The Environmental Protection Agency's AIM Act went into full effect January 1, 2025. Starting that date, manufacturers could no longer produce or import new HVAC equipment using R-410A. The refrigerant itself is still legal to produce for servicing existing systems, but production quotas are being reduced on an annual schedule with a target of 85 percent reduction in high-GWP refrigerants by 2036.
The supply squeeze is not a future problem. It started the moment those quotas were announced. Distributors who understood what was coming bought large. Manufacturers who held stockpiles of R-410A started managing their inventory more carefully. The refrigerant that used to move through the supply chain on normal commercial terms is now a controlled commodity on a declining production schedule, and the pricing reflects that.

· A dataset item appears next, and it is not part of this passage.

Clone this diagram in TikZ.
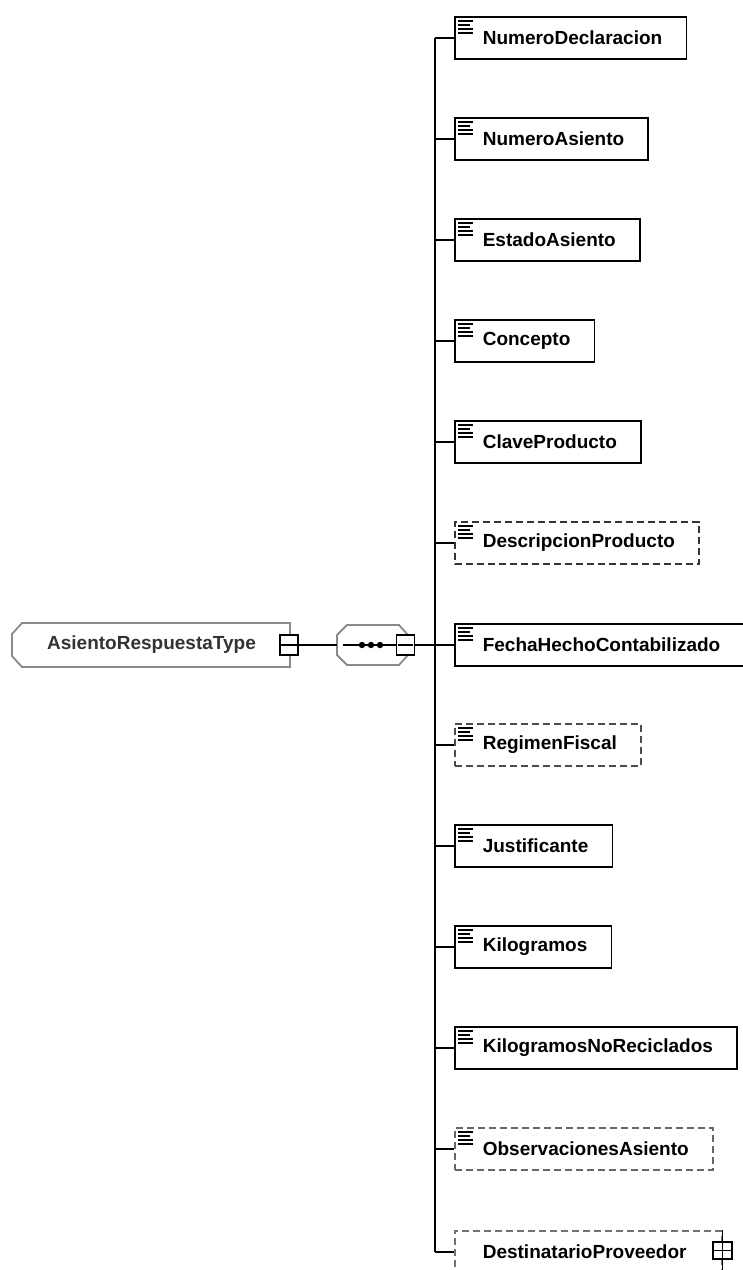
\documentclass[tikz,border=0pt]{standalone}
\usepackage{fontspec}
\setmainfont{Liberation Sans}
\newfontfamily\elfontfam{Liberation Sans}
\newcommand{\elfont}{\elfontfam\bfseries\fontsize{19}{22}\selectfont}
\definecolor{frame}{HTML}{8A8A8A}
\definecolor{txtgray}{HTML}{333333}
\begin{document}
\begin{tikzpicture}[x=1pt,y=-1pt,
  elem/.style={draw=black, line width=1.6pt, minimum height=42pt, inner xsep=0pt, inner ysep=0pt,
     anchor=west, font=\elfont, text=black,
     execute at begin node={\hspace*{28pt}}, execute at end node={\hspace*{24pt}}},
  icon/.style={path picture={
     \foreach \yy/\ll in {4/18,8/15,12/18,16/18}
       \draw[line width=1.3pt, black, solid] ([shift={(3,\yy)}]path picture bounding box.north west) -- ++(\ll-3,0);}},
  opt/.style={dash pattern=on 7pt off 4pt},
  pmbox/.style={draw=black, fill=white, line width=1.3pt, minimum width=18pt, minimum height=20pt, inner sep=0pt},
  conn/.style={line width=1.6pt, black},
  grayframe/.style={draw=frame, line width=1.8pt}
]
\clip (0,0) rectangle (743,1270);
\fill[white] (0,0) rectangle (743,1270);

% complex type
\node[font=\elfont, text=txtgray, inner sep=0pt] (ct) at (151.5,645) {AsientoRespuestaType};
\draw[grayframe] (22,623) -- (290,623) -- (290,667) -- (22,667) -- (12,656) -- (12,634) -- cycle;
\node[pmbox] (ctm) at (289,645) {};
\draw[line width=1.3pt] ([xshift=2pt]ctm.west) -- ([xshift=-2pt]ctm.east);

% sequence compositor
\node[minimum width=71pt, minimum height=40pt, inner sep=0pt] (seq) at (372.5,645) {};
\draw[grayframe] (347,625) -- (399,625) -- (408,635) -- (408,655) -- (399,665) -- (347,665) -- (337,655) -- (337,635) -- cycle;
\coordinate (sqa) at (343,645);
\coordinate (sqb) at (396,645);
\draw[conn] (sqa) -- (sqb);
\foreach \xx in {362,371,380} \fill (\xx,645) circle (3.2pt);
\node[pmbox] (sqm) at (405.5,645) {};
\draw[line width=1.3pt] ([xshift=2pt]sqm.west) -- ([xshift=-2pt]sqm.east);

\draw[conn] (ctm.east) -- (seq.west);

% elements
\node[elem, icon] (e0) at (454,38) {NumeroDeclaracion};
\node[elem, icon] (e1) at (454,139) {NumeroAsiento};
\node[elem, icon] (e2) at (454,240) {EstadoAsiento};
\node[elem, icon] (e3) at (454,341) {Concepto};
\node[elem, icon] (e4) at (454,442) {ClaveProducto};
\node[elem, icon, opt, draw=black!80] (e5) at (454,543) {DescripcionProducto};
\node[elem, icon] (e6) at (454,645) {FechaHechoContabilizado};
\node[elem, icon, opt, draw=black!70] (e7) at (454,745) {RegimenFiscal};
\node[elem, icon] (e8) at (454,846) {Justificante};
\node[elem, icon] (e9) at (454,947) {Kilogramos};
\node[elem, icon] (e10) at (454,1048) {KilogramosNoReciclados};
\node[elem, icon, opt, draw=black!60] (e11) at (454,1149) {ObservacionesAsiento};
\node[elem, opt, draw=black!55, execute at end node={\hspace*{11pt}}] (e12) at (454,1252) {DestinatarioProveedor};

% bus
\coordinate (bus) at (435,645);
\draw[conn] (sqm.east) -- (e6.west);
\draw[conn] (bus |- e0.west) -- (bus |- e12.west);
\foreach \i in {0,...,12} \draw[conn] (bus |- e\i.west) -- (e\i.west);

% expand box of DestinatarioProveedor
\coordinate (exptop) at (e12.north east);
\coordinate (expbot) at ([yshift=-30pt]e12.east);
\draw[line width=1.3pt] (exptop) -- (expbot);
\node[pmbox, minimum width=19pt, minimum height=17pt] (plus) at ([yshift=1.5pt]e12.east) {};
\draw[line width=1.3pt] ([xshift=2pt]plus.west) -- ([xshift=-2pt]plus.east);
\draw[line width=1.3pt] (plus.north) -- (plus.south);
\end{tikzpicture}
\end{document}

Meanwhile demand has not dropped. Every R-410A unit in the field still needs service. New York alone has hundreds of thousands of commercial and residential units running on 410A. Those units are going to need refrigerant for years. Demand is sustained or growing. Supply is contracting. That is a price increase by definition and it is not going to reverse.

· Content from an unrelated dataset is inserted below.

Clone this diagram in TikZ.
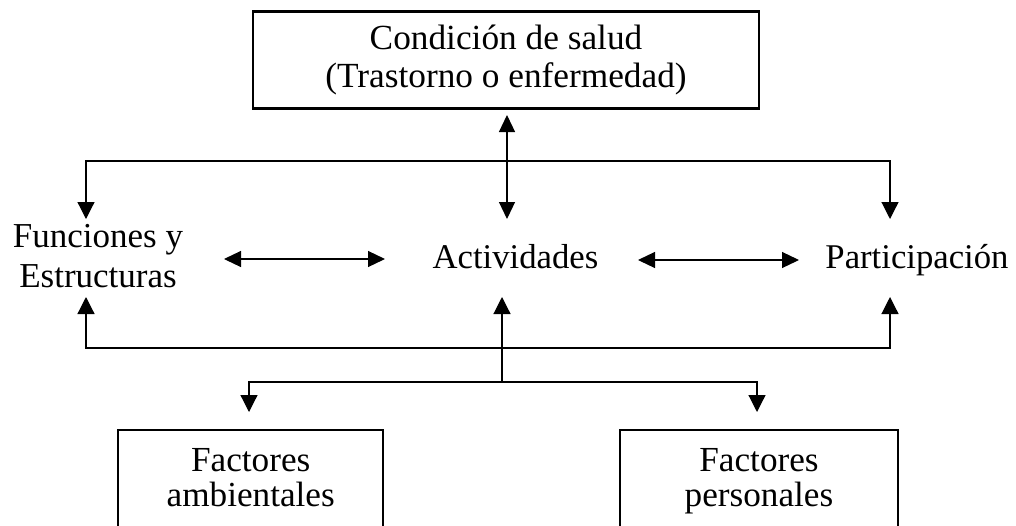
\documentclass[tikz,border=0pt]{standalone}
\usepackage{fontspec}
\setmainfont{Liberation Serif}
\usetikzlibrary{arrows.meta,calc}
\begin{document}
\begin{tikzpicture}[x=1pt,y=-1pt,
  txt/.style={font=\fontsize{34.7pt}{38pt}\selectfont, inner sep=0pt, align=center},
  box/.style={draw=black, line width=2.4pt, inner sep=0pt, align=center,
    font=\fontsize{35.3pt}{38pt}\selectfont},
  conn/.style={draw=black, line width=1.2pt, -{Triangle[length=17pt,width=17pt]}},
  biconn/.style={draw=black, line width=1.2pt, {Triangle[length=17pt,width=16pt]}-{Triangle[length=17pt,width=16pt]}}]
\clip (0,0) rectangle (1016,525);
\fill[white] (0,0) rectangle (1016,525);
% nodes
\node[box, minimum width=506pt, minimum height=97pt] (salud) at (506,60) {Condición de salud\\(Trastorno o enfermedad)};
\node[txt, font=\fontsize{35pt}{40pt}\selectfont] (func) at (98,256) {Funciones y\\Estructuras};
\node[txt, anchor=base] (act) at (515.5,268) {Actividades};
\node[txt, anchor=base] (part) at (917,268) {Participación};
\node[box, minimum width=265pt, minimum height=102pt, text depth=8pt, font=\fontsize{35.2pt}{35pt}\selectfont] (amb) at (250.7,481) {Factores\\ambientales};
\node[box, minimum width=278pt, minimum height=102pt, text depth=8pt, font=\fontsize{35.2pt}{35pt}\selectfont] (pers) at (759,481) {Factores\\personales};
% coordinates
\coordinate (sTip) at (507,115);
\coordinate (aTopTip) at (507,219);
\coordinate (hubT) at (507,161);
\coordinate (fTopTip) at (86,219);
\coordinate (pTopTip) at (890,219);
\coordinate (hubM) at (502,348);
\coordinate (fBotTip) at (86,297);
\coordinate (pBotTip) at (890,297);
\coordinate (hubL) at (502,382);
\coordinate (aBotTip) at (502,297);
\coordinate (ambTip) at (249,412);
\coordinate (persTip) at (757,412);
\coordinate (fR) at (224,259);
\coordinate (aL) at (385,259);
\coordinate (aR) at (638,260);
\coordinate (pL) at (799,260);
% connectors
\draw[biconn] (sTip) -- (aTopTip);
\draw[conn] (hubT) -| (fTopTip);
\draw[conn] (hubT) -| (pTopTip);
\draw[conn] (hubM) -| (fBotTip);
\draw[conn] (hubM) -| (pBotTip);
\draw[conn] (hubL) -- (aBotTip);
\draw[conn] (hubL) -| (ambTip);
\draw[conn] (hubL) -| (persTip);
\draw[biconn] (fR) -- (aL);
\draw[biconn] (aR) -- (pL);
\end{tikzpicture}
\end{document}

This is the question that deserves a straight answer.
Large distributors who bought significant R-410A inventory before the cutoff are sitting on stockpiles they can now sell at elevated margins. They bought at pre-regulation pricing and are selling into a tighter market at current pricing. The margin between what they paid and what they charge has expanded considerably since January 2025.

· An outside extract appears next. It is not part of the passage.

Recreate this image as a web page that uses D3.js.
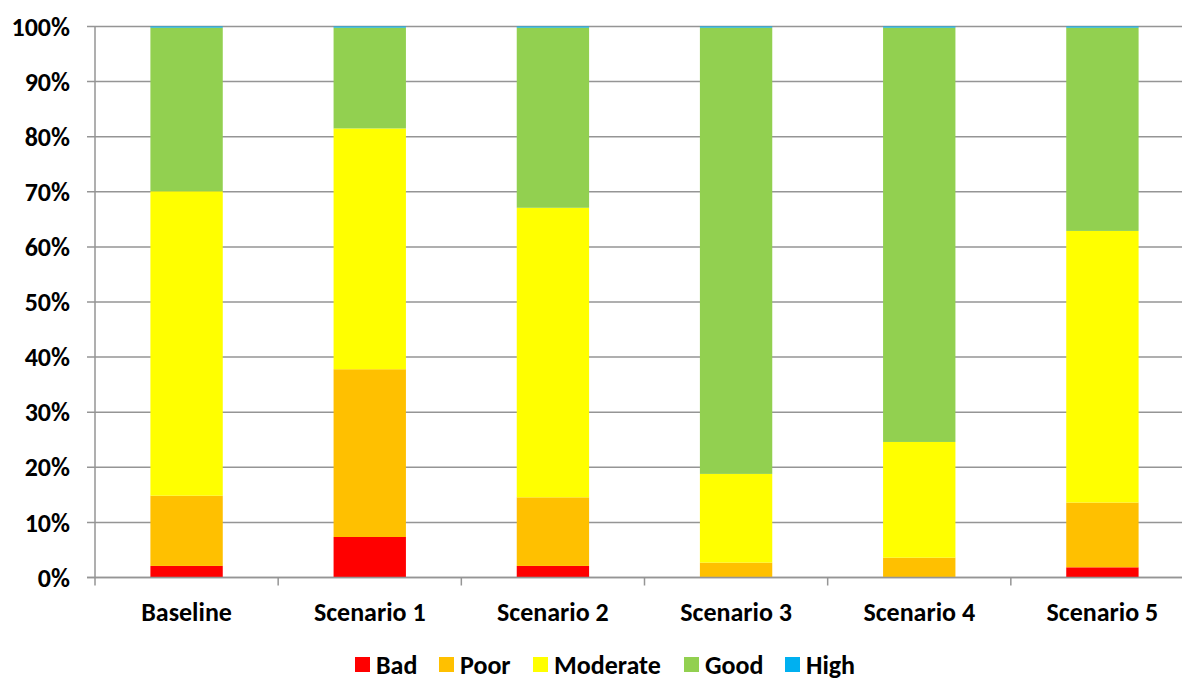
<!DOCTYPE html>
<html>
<head>
<meta charset="utf-8">
<script src="https://cdn.jsdelivr.net/npm/d3@7"></script>
<style>
  body { margin: 0; background: #fff; }
  svg { font-family: Carlito, Calibri, "Open Sans", sans-serif; font-weight: bold; }
</style>
</head>
<body>
<div id="chart"></div>
<script>
const categories = ['Baseline', 'Scenario 1', 'Scenario 2', 'Scenario 3', 'Scenario 4', 'Scenario 5'];
const classes = ['Bad', 'Poor', 'Moderate', 'Good', 'High'];
const colors = ['#ff0000', '#ffc000', '#ffff00', '#92d050', '#00b0f0'];

// shares per class, in %
const bad      = [2.1, 7.35, 2.1, 0.1, 0.1, 1.85];
const poor     = [12.75, 30.45, 12.45, 2.6, 3.5, 11.75];
const moderate = [55.25, 43.7, 52.55, 16.1, 21.0, 49.3];
const high     = [0.2, 0.2, 0.2, 0.2, 0.2, 0.2];
const good     = categories.map((c, i) => 100 - bad[i] - poor[i] - moderate[i] - high[i]);

const yTicks = [0, 10, 20, 30, 40, 50, 60, 70, 80, 90, 100];

const rows = categories.map((c, i) => ({
  cat: c, Bad: bad[i], Poor: poor[i], Moderate: moderate[i], Good: good[i], High: high[i]
}));

const width = 1182, height = 680;
const plotLeft = 95, plotRight = 1194, plotTop = 26.5, plotBottom = 577.5;
const fontSize = 26;

const svg = d3.select('#chart').append('svg')
  .attr('width', width)
  .attr('height', height);

const sx = d3.scaleBand()
  .domain(categories)
  .range([plotLeft, plotRight])
  .paddingInner(0.605)
  .paddingOuter(0.3025);

const sy = d3.scaleLinear()
  .domain([0, 100])
  .range([plotBottom, plotTop]);

// gridlines
svg.append('g')
  .selectAll('line')
  .data(yTicks)
  .enter()
  .append('line')
  .attr('x1', plotLeft - 8)
  .attr('x2', plotRight)
  .attr('y1', d => sy(d))
  .attr('y2', d => sy(d))
  .attr('stroke', '#959595')
  .attr('stroke-width', 1.5);

// y labels
svg.append('g')
  .selectAll('text')
  .data(yTicks)
  .enter()
  .append('text')
  .attr('x', plotLeft - 25)
  .attr('y', d => sy(d))
  .attr('dy', '0.35em')
  .attr('text-anchor', 'end')
  .attr('font-size', fontSize)
  .text(d => d + '%');

const stack = d3.stack().keys(classes);
const series = stack(rows);

svg.append('g')
  .selectAll('g')
  .data(series)
  .enter()
  .append('g')
  .attr('fill', (d, i) => colors[i])
  .selectAll('rect')
  .data(d => d)
  .enter()
  .append('rect')
  .attr('x', d => sx(d.data.cat))
  .attr('width', sx.bandwidth())
  .attr('y', d => sy(d[1]))
  .attr('height', d => sy(d[0]) - sy(d[1]));

// y axis line
svg.append('line')
  .attr('x1', plotLeft).attr('x2', plotLeft)
  .attr('y1', plotTop).attr('y2', plotBottom + 8)
  .attr('stroke', '#959595')
  .attr('stroke-width', 1.5);

// x axis line and ticks between categories
svg.append('line')
  .attr('x1', plotLeft - 8).attr('x2', plotRight)
  .attr('y1', plotBottom).attr('y2', plotBottom)
  .attr('stroke', '#959595')
  .attr('stroke-width', 1.5);

const step = sx.step();
svg.append('g')
  .selectAll('line')
  .data(d3.range(1, categories.length + 1))
  .enter()
  .append('line')
  .attr('x1', i => plotLeft + i * step)
  .attr('x2', i => plotLeft + i * step)
  .attr('y1', plotBottom)
  .attr('y2', plotBottom + 8)
  .attr('stroke', '#959595')
  .attr('stroke-width', 1.5);

// category labels
svg.append('g')
  .selectAll('text')
  .data(categories)
  .enter()
  .append('text')
  .attr('x', d => sx(d) + sx.bandwidth() / 2)
  .attr('y', 621)
  .attr('text-anchor', 'middle')
  .attr('font-size', fontSize)
  .text(d => d);

// legend
const legendX = [355, 439, 533, 684, 785];
const legend = svg.append('g')
  .selectAll('g')
  .data(classes)
  .enter()
  .append('g')
  .attr('transform', (d, i) => 'translate(' + legendX[i] + ',657)');

legend.append('rect')
  .attr('width', 15)
  .attr('height', 15)
  .attr('fill', (d, i) => colors[i]);

legend.append('text')
  .attr('x', 21)
  .attr('y', 7.5)
  .attr('dy', '0.35em')
  .attr('font-size', fontSize)
  .text(d => d);
</script>
</body>
</html>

Equipment manufacturers are not hurting either. The transition to A2L equipment using R-454B and R-32 requires customers to buy new systems. Every building owner who decides the rising cost of servicing their R-410A unit tips the decision toward replacement is a new equipment sale. Manufacturers spent years and significant capital developing A2L product lines. The regulatory pressure that is hurting small service operators is also the force driving replacement demand that benefits the equipment side of the industry.
Refrigerant recovery and reclamation businesses are also positioned well. As new production quotas tighten, reclaimed and recycled R-410A becomes more valuable. The companies that recover refrigerant from decommissioned systems and sell it back into the service market are operating in an increasingly favorable environment.
⚠️ The party absorbing the pain: The independent HVAC service operator. You are buying refrigerant at elevated prices, passing some of it to customers who push back, eating the rest as margin compression, and doing it without the inventory positions or capital reserves that larger players used to protect themselves before the transition hit.
Run the math on a typical commercial recharge job. A five-ton rooftop unit with a moderate leak might need four to six pounds of refrigerant to bring it back to proper charge. At $50 per pound on the wholesale side, that is $200 to $300 in refrigerant cost before labor, before overhead allocation, before your truck payment, before anything. At $75 per pound retail to the customer, you invoice $300 to $450 in refrigerant.
That math used to be more forgiving. Two years ago, refrigerant that cost you $20 per pound wholesale and retailed at $40 to $50 gave you a meaningful margin on the material itself. That spread has compressed significantly as your buy-in cost has climbed faster than what the market will accept on the sell side.
Some operators are passing the full increase through. Some are eating part of it to hold accounts. Neither approach is sustainable indefinitely and both are happening because the pricing conversation with customers is uncomfortable and operators are avoiding it rather than structuring it.
This sounds basic but a surprising number of operators quote refrigerant costs from memory or habit rather than from their current supplier invoices. The number you had in your head six months ago is wrong. Pull your current cost, build your markup on that number, and put the current retail price on every quote. Do not carry old pricing in your head and do not let customers anchor to what they paid eighteen months ago.
If you have service agreements that include refrigerant as part of the flat fee, those agreements are bleeding you right now. Any contract that was written before the January 2025 cutoff with a fixed refrigerant allowance needs to be reviewed. Either price the refrigerant separately from the labor in your agreements or include a market adjustment clause that lets you pass through supplier price increases. Get your agreements in writing and make sure the refrigerant terms are explicit.
Operators who buy refrigerant job by job from whoever has it available are paying spot prices. Operators who have a primary supplier relationship, communicate their volume expectations, and negotiate annual pricing or volume commitments are in a better position. You may not have the volume of a large contractor but a consistent relationship with a regional distributor still gives you more leverage than buying ad hoc. Build the relationship and work it.
A customer with a leaking R-410A unit is not just a service call. They are a customer standing at a decision point. The math on repeatedly recharging a leaking system with refrigerant at current prices often does not pencil out against the cost of a new system over a two to three year horizon. Do that math with your customer. Present the comparison clearly. If the replacement pencil is sharper, say so. You can be the contractor who sold them a new system and installed it, or you can be the contractor who kept recharging at elevated costs until they called someone else for a replacement quote.
The A2L transition is not going to stabilize immediately. New equipment using R-454B and R-32 is more expensive upfront. Technicians need additional training to handle A2L refrigerants safely, which adds a cost to your operation. The R-410A units already in the field are going to be in the field for another five to fifteen years depending on age and condition.
That means the refrigerant pricing pressure you are feeling right now is not a temporary disruption. It is the new baseline with a trajectory that continues upward. The operators who build that reality into their pricing structure, their customer conversations, and their service agreement terms starting now are going to be in a much better position in 2028 than the ones who keep treating this as a temporary problem to ride out.
The phaseout was not designed to protect small HVAC operators. It was designed around an environmental objective and implemented on a timeline that worked for large manufacturers and distributors who had the capital and the information to position themselves ahead of it. You did not get the same advance notice or the same cushion. But you can still get ahead of it operationally if you move now.